Spear Throwers and Projectile Weapons
For most of the Paleolithic, hunting meant getting close to dangerous animals with a hand-held or hand-thrown spear. The spear thrower (atlatl) changed that equation. This tool is essentially a stick with a hook or cup at one end that holds the base of a dart or light spear. By extending the length of the thrower’s arm, it dramatically increases the speed and distance of the projectile.
Direct evidence for spear throwers in Eurasia places them during the last glacial period, roughly 20,000 to 15,000 years ago, when vast stretches of mammoth steppe demanded hunting strategies that worked at greater range. Dart hunting with an atlatl had clear adaptive advantages in these open, cold landscapes where large game was the primary food source. The technology later spread widely and remained in use in many cultures well into the period when bows replaced it.
How the Toolkit Evolved Over Time
The full arc of Paleolithic technology spans from crude, fist-sized stone chunks to precision-crafted composite weapons and tailored clothing. A rough timeline puts the progression in perspective: Lomekwian tools at 3.3 million years, Oldowan tools by 2.6 million years, Acheulean handaxes by 1.76 million years, Levallois prepared-core tools and hafting by around 300,000 years, and bone needles and spear throwers within the last 40,000 years.
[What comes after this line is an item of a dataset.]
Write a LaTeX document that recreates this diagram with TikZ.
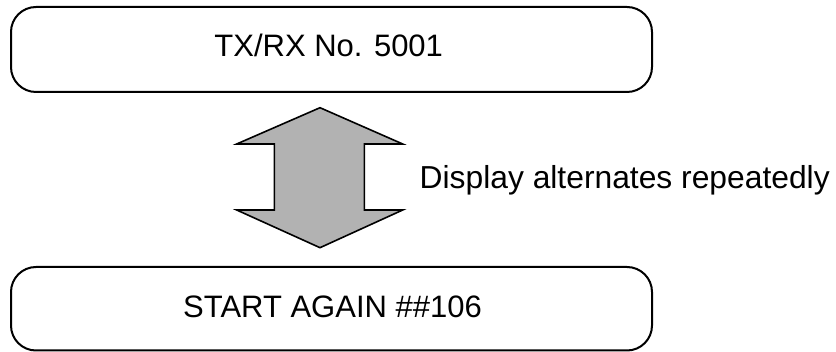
\documentclass[tikz,border=0pt]{standalone}
\usepackage{fontspec}
\setmainfont{Liberation Sans}
\begin{document}
\begin{tikzpicture}[x=1pt,y=-1pt,
  roundbox/.style={draw=black, line width=2pt, rounded corners=25pt, inner sep=0pt},
  lbl/.style={font=\fontsize{31}{37}\selectfont, inner sep=0pt, anchor=base},
  bigarrow/.style={draw=black, line width=1.6pt, fill=black!30, line join=miter}]
\useasboundingbox (0,0) rectangle (836,352);
% boxes
\node[roundbox, minimum width=641pt, minimum height=85pt] (top) at (331.5,49.5) {};
\node[roundbox, minimum width=641pt, minimum height=83.5pt] (bot) at (331.5,308.75) {};
\node[lbl] (toptext) at (328.7,57) {TX/RX No. 5001};
\node[lbl] (bottext) at (332.5,318) {START AGAIN \#\#106};
% double arrow
\draw[bigarrow] (320,107.7) -- (402.7,144) -- (364.3,144) -- (364.3,210) -- (402.7,210)
  -- (320,247.7) -- (236.7,210) -- (274.3,210) -- (274.3,144) -- (236.7,144) -- cycle;
\node[lbl, font=\fontsize{31.8}{38}\selectfont, anchor=base west] (note) at (419.5,189) {Display alternates repeatedly};
\end{tikzpicture}
\end{document}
What’s striking is how much of this innovation was incremental. The Oldowan toolkit persisted for over a million years. Acheulean handaxes were made for more than a million years after that. Then, in the final stretch of the Paleolithic, the pace of change accelerated dramatically, with new materials (bone, antler, resin, beeswax, bitumen), new techniques (prepared cores, hafting, sewing), and entirely new categories of tools appearing within tens of thousands of years rather than hundreds of thousands. Each new tool didn’t just solve a problem. It opened up environments and possibilities that previous toolkits couldn’t reach.